There's a story in the L.A. Times indicating that the Dodgers may keep Fox Sports in the fold they depart for Time Warner Cable, having Fox produce a small number of telecasts (I'm guessing around 20, but no more than 25) for Channel 11 or 13. This is, of course, to make sure the Boys in Blue still maintain a local over-the-air prescene.

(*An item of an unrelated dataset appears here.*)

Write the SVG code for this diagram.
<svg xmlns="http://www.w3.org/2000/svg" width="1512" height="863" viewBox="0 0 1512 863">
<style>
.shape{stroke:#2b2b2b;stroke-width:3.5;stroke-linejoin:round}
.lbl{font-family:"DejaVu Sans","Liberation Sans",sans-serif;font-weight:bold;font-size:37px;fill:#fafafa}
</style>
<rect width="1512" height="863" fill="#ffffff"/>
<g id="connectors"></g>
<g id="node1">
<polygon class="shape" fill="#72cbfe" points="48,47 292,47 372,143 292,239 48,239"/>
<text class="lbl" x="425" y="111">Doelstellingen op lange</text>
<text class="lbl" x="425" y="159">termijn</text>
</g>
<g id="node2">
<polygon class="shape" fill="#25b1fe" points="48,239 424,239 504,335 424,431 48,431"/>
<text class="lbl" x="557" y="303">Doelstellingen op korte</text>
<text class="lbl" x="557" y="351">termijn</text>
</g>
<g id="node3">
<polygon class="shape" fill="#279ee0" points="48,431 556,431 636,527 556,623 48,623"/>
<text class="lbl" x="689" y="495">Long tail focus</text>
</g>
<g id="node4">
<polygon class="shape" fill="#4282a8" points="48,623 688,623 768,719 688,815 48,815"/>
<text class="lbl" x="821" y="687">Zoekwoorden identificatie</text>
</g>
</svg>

As to Prime Ticket/Fox Sports West, let's not forget you still have the Angels around, and you have a case where the Halos could put some games on Prime Ticket to at least keep that channel somewhat viable. When the Yankees started YES Network in 2002, MSG Network also had the TV rights to the Mets games, and they split the broadcasts three ways--50 on MSG (to make-up for losing the Yanks), 50 on then-Fox Sports New York, and 50 on WPIX. Now, I don't ever see the Angels doing that kind of set-up like the Mets, largely because of the huge TV contract from Fox Sports, and in the final years that the Angels were on KCOP, they cut the OTA package from 50 to 25.

Six regional sports networks in the L.A. market is overkill, especially since the Dodgers insist that they have their own network. There is one thing that we should be on the lookout for, and it's the Clippers in a couple of years. Fox is in a somewhat venerable position in that the Clippers have a lot of leverage (big factor being that they're finally a consistently-popular and competitive team), where they could command a larger rights fee from Fox or the Dodgers could make an offer that they couldn't refuse.